WHAT THE TASK ASKS. Go through the listing and pick out each line with the word "this" in it.

Code that draws figures:
===

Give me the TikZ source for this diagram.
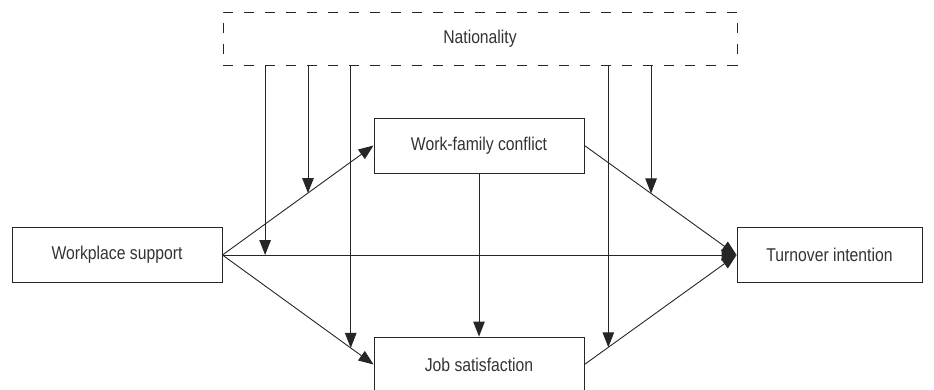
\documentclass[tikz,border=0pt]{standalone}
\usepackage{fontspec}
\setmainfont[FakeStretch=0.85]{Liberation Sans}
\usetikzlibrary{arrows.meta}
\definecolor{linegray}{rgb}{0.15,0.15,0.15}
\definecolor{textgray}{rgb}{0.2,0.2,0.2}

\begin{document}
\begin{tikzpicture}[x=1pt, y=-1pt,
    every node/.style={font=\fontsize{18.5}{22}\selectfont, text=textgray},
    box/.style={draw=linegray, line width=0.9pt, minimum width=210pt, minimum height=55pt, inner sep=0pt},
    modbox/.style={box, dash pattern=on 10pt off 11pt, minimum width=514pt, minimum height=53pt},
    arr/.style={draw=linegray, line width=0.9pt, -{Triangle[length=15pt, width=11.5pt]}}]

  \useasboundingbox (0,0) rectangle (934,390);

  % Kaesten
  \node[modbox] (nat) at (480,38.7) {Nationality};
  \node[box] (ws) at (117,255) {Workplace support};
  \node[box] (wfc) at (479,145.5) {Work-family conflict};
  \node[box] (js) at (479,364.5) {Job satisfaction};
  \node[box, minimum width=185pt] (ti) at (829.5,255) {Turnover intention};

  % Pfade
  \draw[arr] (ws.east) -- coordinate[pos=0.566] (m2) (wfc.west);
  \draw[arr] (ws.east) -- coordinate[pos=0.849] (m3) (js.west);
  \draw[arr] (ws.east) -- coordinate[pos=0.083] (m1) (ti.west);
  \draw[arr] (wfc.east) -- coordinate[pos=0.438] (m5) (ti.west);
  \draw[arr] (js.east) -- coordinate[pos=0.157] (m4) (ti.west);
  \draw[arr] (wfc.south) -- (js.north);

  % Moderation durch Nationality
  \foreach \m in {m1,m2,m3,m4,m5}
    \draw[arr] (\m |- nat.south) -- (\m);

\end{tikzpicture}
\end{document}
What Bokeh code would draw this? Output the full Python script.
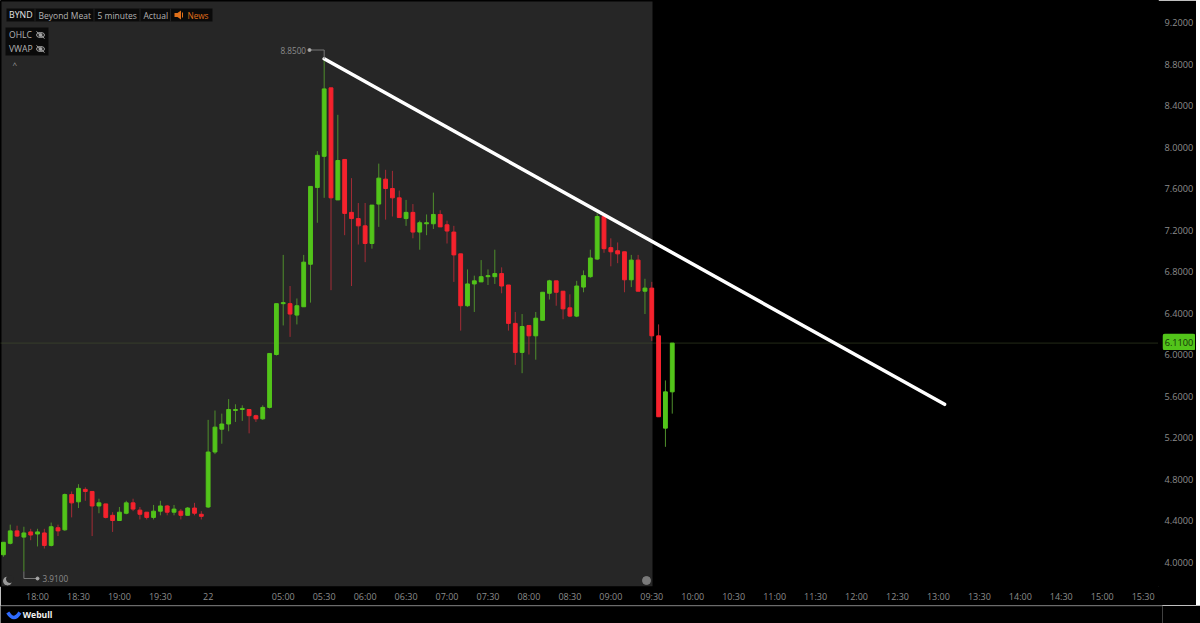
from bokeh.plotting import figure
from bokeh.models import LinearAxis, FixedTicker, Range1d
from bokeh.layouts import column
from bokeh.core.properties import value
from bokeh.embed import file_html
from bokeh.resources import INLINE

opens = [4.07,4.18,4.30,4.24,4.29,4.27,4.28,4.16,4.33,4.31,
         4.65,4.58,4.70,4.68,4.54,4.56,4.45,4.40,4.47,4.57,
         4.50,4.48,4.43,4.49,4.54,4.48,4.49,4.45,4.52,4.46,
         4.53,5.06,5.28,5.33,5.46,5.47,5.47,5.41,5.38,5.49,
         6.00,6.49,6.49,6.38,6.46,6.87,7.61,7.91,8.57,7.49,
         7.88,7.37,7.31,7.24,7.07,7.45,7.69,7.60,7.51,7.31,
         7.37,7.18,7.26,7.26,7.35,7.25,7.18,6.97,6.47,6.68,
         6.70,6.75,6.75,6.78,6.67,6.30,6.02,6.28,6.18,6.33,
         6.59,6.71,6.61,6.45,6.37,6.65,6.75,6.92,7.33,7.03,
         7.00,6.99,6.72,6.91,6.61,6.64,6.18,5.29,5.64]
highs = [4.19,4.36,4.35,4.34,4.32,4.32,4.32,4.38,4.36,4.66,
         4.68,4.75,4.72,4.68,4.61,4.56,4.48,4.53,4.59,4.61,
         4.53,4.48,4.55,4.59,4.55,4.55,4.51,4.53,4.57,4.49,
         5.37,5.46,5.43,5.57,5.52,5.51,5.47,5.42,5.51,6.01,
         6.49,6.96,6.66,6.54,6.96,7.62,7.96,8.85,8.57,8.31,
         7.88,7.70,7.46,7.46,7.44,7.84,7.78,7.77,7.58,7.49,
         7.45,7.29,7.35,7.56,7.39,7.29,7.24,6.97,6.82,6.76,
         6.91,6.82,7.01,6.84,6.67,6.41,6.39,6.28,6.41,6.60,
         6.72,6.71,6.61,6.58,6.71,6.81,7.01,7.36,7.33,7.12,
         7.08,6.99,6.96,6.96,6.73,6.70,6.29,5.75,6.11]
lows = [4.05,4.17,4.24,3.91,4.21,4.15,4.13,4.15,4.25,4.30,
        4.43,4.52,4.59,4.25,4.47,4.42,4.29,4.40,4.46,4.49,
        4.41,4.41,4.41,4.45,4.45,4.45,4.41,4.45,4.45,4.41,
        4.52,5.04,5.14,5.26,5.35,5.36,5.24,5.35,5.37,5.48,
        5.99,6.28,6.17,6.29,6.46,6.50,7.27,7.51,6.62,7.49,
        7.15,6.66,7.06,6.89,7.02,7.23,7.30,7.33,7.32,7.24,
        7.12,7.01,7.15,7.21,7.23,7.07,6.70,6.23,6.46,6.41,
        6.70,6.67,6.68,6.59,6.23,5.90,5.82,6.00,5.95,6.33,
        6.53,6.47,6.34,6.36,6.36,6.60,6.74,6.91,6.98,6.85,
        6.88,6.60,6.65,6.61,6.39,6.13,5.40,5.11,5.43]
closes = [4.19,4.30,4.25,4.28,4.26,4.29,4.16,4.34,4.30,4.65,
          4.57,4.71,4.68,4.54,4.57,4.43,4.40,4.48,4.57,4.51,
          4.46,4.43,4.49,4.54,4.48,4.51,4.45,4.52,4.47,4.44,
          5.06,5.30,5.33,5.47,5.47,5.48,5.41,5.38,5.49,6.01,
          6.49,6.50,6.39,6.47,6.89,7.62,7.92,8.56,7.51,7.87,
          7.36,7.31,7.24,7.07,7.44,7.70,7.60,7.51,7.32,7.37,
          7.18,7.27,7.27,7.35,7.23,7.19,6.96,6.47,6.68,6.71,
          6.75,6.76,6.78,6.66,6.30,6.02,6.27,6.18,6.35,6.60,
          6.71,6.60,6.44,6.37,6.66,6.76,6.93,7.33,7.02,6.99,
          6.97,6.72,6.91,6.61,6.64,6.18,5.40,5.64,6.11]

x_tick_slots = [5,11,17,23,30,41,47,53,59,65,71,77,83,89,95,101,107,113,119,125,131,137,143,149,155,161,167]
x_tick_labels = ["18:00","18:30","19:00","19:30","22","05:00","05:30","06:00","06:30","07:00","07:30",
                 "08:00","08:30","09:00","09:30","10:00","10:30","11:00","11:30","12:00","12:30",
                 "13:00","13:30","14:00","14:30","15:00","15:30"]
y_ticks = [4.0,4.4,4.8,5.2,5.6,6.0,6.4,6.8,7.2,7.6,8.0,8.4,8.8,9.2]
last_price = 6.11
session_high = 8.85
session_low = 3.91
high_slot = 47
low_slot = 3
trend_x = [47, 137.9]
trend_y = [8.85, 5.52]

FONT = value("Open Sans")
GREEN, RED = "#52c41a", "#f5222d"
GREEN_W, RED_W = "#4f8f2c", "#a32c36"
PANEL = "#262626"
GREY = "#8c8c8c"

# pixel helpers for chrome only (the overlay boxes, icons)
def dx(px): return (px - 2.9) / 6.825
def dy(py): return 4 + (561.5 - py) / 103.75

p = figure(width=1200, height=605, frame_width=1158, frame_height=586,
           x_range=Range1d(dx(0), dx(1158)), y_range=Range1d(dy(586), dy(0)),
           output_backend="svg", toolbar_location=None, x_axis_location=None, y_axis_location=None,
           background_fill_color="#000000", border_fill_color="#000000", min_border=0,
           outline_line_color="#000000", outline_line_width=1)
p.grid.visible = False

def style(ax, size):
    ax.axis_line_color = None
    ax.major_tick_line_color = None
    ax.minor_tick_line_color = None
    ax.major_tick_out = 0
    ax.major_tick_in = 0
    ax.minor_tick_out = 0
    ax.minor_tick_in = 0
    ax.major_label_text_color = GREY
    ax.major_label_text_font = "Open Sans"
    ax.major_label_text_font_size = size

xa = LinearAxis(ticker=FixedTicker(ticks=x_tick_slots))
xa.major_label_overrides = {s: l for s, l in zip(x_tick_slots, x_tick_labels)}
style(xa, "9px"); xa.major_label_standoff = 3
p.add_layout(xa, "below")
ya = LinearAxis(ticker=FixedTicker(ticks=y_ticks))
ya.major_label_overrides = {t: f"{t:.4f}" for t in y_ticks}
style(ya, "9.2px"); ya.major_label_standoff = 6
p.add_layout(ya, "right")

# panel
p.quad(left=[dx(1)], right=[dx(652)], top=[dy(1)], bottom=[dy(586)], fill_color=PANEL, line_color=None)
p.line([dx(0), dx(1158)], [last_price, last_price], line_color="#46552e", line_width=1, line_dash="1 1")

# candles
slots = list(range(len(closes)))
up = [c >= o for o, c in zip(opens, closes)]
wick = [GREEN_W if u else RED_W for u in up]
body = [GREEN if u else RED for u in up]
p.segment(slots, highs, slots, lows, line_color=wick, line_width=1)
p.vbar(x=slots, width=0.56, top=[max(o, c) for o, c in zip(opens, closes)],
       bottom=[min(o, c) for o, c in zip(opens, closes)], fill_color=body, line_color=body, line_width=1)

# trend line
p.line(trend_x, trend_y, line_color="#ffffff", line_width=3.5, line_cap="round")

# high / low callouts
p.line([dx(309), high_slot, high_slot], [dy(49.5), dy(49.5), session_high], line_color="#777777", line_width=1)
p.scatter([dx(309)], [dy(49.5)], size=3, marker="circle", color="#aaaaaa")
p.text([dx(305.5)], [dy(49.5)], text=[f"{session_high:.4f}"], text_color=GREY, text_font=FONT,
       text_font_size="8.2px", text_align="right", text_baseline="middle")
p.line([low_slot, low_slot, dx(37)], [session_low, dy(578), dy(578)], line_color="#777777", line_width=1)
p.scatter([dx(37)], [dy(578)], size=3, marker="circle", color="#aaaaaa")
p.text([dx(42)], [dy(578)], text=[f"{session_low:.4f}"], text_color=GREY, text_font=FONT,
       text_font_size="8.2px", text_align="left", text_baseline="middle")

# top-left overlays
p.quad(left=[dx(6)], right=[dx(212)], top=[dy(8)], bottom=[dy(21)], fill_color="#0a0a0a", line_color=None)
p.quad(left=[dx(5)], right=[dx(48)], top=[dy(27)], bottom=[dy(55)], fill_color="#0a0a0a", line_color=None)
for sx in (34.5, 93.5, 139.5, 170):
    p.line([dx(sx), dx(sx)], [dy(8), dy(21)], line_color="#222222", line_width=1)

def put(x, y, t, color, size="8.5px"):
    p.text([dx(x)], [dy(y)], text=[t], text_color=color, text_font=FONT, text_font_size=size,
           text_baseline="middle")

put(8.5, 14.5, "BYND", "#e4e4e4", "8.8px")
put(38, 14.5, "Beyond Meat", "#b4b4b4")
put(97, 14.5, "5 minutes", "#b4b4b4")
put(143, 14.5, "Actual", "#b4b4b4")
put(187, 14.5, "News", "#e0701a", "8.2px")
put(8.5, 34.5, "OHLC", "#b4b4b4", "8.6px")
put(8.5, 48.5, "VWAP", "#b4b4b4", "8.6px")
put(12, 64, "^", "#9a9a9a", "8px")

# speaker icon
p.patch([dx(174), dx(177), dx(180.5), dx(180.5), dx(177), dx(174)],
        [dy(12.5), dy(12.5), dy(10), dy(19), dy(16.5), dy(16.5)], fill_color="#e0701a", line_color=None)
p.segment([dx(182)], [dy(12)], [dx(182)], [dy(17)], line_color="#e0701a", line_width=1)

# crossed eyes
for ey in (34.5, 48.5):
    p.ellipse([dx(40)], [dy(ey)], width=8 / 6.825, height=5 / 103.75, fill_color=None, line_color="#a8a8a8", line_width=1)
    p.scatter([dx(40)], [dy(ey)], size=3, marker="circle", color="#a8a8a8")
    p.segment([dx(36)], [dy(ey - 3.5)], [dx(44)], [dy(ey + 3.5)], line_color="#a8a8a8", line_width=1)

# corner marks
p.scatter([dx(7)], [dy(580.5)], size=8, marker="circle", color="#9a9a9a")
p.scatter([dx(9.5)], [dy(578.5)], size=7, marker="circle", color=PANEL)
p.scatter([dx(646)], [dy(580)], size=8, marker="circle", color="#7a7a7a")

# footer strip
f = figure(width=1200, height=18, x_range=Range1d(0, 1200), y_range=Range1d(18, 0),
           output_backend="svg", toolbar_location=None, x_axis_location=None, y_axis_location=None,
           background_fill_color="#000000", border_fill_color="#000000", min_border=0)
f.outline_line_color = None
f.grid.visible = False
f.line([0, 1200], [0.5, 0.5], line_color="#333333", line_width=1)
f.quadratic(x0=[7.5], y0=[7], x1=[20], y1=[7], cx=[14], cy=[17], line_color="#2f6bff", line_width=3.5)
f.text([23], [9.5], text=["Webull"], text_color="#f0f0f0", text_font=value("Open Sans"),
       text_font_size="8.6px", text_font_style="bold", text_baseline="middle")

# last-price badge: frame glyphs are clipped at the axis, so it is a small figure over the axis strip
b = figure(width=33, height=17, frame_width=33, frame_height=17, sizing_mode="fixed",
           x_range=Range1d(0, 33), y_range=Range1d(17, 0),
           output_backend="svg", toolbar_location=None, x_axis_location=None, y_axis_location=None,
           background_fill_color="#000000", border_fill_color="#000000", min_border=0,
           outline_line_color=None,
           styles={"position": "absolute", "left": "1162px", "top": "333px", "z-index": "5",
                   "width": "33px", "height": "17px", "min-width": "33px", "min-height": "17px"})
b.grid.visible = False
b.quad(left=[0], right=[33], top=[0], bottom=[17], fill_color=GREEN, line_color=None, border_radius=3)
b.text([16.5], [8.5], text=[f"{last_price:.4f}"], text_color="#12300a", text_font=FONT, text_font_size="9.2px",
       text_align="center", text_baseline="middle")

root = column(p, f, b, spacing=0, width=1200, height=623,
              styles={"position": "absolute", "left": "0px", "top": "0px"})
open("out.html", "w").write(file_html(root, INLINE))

===

SOLVED PROBLEM.
Give me the TikZ source for this diagram.
What Bokeh code would draw this? Output the full Python script.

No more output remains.